--- Dataset section ---
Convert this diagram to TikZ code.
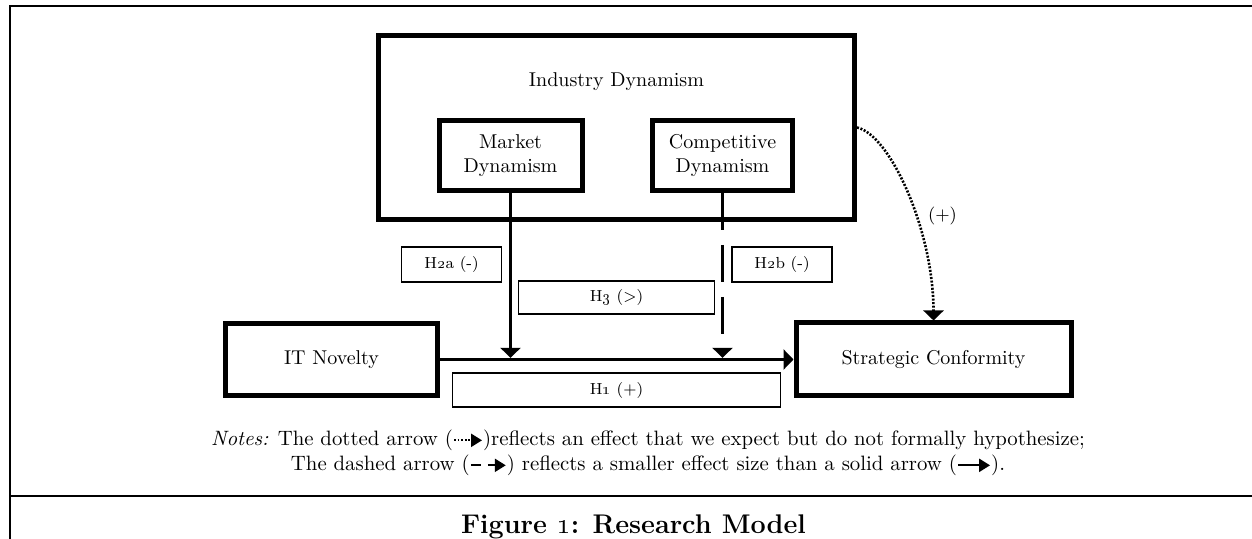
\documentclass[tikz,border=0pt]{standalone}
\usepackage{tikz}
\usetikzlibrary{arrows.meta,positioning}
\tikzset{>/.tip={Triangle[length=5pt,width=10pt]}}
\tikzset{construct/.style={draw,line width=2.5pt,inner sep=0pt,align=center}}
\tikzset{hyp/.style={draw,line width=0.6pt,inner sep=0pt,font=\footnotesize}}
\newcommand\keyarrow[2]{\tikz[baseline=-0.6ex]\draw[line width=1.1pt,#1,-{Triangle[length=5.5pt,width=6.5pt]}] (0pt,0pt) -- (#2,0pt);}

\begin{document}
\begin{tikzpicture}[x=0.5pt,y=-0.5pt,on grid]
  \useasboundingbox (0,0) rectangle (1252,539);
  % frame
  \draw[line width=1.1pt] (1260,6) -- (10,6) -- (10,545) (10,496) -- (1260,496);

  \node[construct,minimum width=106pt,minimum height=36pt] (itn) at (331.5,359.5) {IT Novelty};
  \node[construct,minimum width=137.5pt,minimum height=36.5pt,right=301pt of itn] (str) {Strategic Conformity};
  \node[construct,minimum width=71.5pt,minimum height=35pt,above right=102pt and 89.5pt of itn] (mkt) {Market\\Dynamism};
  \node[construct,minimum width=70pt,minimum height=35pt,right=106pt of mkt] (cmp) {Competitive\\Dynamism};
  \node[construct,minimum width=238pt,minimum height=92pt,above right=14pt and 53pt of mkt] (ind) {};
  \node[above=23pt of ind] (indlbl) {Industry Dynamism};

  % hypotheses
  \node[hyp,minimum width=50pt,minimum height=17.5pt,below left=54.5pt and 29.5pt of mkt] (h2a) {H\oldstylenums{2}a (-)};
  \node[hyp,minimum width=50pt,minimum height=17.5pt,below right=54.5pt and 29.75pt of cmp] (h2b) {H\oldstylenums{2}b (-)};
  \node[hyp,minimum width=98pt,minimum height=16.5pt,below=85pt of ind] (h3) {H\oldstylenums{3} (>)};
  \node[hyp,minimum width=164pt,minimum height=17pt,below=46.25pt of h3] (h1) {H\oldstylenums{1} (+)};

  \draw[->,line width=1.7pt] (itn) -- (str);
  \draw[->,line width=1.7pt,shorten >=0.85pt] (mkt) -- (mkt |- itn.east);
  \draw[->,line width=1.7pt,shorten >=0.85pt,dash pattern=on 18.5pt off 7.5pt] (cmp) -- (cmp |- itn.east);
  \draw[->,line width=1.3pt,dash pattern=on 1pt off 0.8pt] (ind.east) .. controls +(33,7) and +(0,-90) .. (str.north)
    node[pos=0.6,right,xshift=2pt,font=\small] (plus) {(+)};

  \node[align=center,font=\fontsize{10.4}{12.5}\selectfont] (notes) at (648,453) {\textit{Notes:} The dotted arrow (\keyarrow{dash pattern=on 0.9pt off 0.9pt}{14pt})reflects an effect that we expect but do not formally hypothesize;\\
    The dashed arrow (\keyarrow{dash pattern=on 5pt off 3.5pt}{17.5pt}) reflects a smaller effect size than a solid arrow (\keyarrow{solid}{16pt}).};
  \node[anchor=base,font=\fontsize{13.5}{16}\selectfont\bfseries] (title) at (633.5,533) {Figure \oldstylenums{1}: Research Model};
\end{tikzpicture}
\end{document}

--- Exercise directions ---
Pictures are excluded; copy all other data exactly as shown.

--- Full solution ---
Convert this diagram to TikZ code.
\documentclass[tikz,border=0pt]{standalone}
\usepackage{tikz}
\usetikzlibrary{arrows.meta,positioning}
\tikzset{>/.tip={Triangle[length=5pt,width=10pt]}}
\tikzset{construct/.style={draw,line width=2.5pt,inner sep=0pt,align=center}}
\tikzset{hyp/.style={draw,line width=0.6pt,inner sep=0pt,font=\footnotesize}}
\newcommand\keyarrow[2]{\tikz[baseline=-0.6ex]\draw[line width=1.1pt,#1,-{Triangle[length=5.5pt,width=6.5pt]}] (0pt,0pt) -- (#2,0pt);}

\begin{document}
\begin{tikzpicture}[x=0.5pt,y=-0.5pt,on grid]
  \useasboundingbox (0,0) rectangle (1252,539);
  % frame
  \draw[line width=1.1pt] (1260,6) -- (10,6) -- (10,545) (10,496) -- (1260,496);

  \node[construct,minimum width=106pt,minimum height=36pt] (itn) at (331.5,359.5) {IT Novelty};
  \node[construct,minimum width=137.5pt,minimum height=36.5pt,right=301pt of itn] (str) {Strategic Conformity};
  \node[construct,minimum width=71.5pt,minimum height=35pt,above right=102pt and 89.5pt of itn] (mkt) {Market\\Dynamism};
  \node[construct,minimum width=70pt,minimum height=35pt,right=106pt of mkt] (cmp) {Competitive\\Dynamism};
  \node[construct,minimum width=238pt,minimum height=92pt,above right=14pt and 53pt of mkt] (ind) {};
  \node[above=23pt of ind] (indlbl) {Industry Dynamism};

  % hypotheses
  \node[hyp,minimum width=50pt,minimum height=17.5pt,below left=54.5pt and 29.5pt of mkt] (h2a) {H\oldstylenums{2}a (-)};
  \node[hyp,minimum width=50pt,minimum height=17.5pt,below right=54.5pt and 29.75pt of cmp] (h2b) {H\oldstylenums{2}b (-)};
  \node[hyp,minimum width=98pt,minimum height=16.5pt,below=85pt of ind] (h3) {H\oldstylenums{3} (>)};
  \node[hyp,minimum width=164pt,minimum height=17pt,below=46.25pt of h3] (h1) {H\oldstylenums{1} (+)};

  \draw[->,line width=1.7pt] (itn) -- (str);
  \draw[->,line width=1.7pt,shorten >=0.85pt] (mkt) -- (mkt |- itn.east);
  \draw[->,line width=1.7pt,shorten >=0.85pt,dash pattern=on 18.5pt off 7.5pt] (cmp) -- (cmp |- itn.east);
  \draw[->,line width=1.3pt,dash pattern=on 1pt off 0.8pt] (ind.east) .. controls +(33,7) and +(0,-90) .. (str.north)
    node[pos=0.6,right,xshift=2pt,font=\small] (plus) {(+)};

  \node[align=center,font=\fontsize{10.4}{12.5}\selectfont] (notes) at (648,453) {\textit{Notes:} The dotted arrow (\keyarrow{dash pattern=on 0.9pt off 0.9pt}{14pt})reflects an effect that we expect but do not formally hypothesize;\\
    The dashed arrow (\keyarrow{dash pattern=on 5pt off 3.5pt}{17.5pt}) reflects a smaller effect size than a solid arrow (\keyarrow{solid}{16pt}).};
  \node[anchor=base,font=\fontsize{13.5}{16}\selectfont\bfseries] (title) at (633.5,533) {Figure \oldstylenums{1}: Research Model};
\end{tikzpicture}
\end{document}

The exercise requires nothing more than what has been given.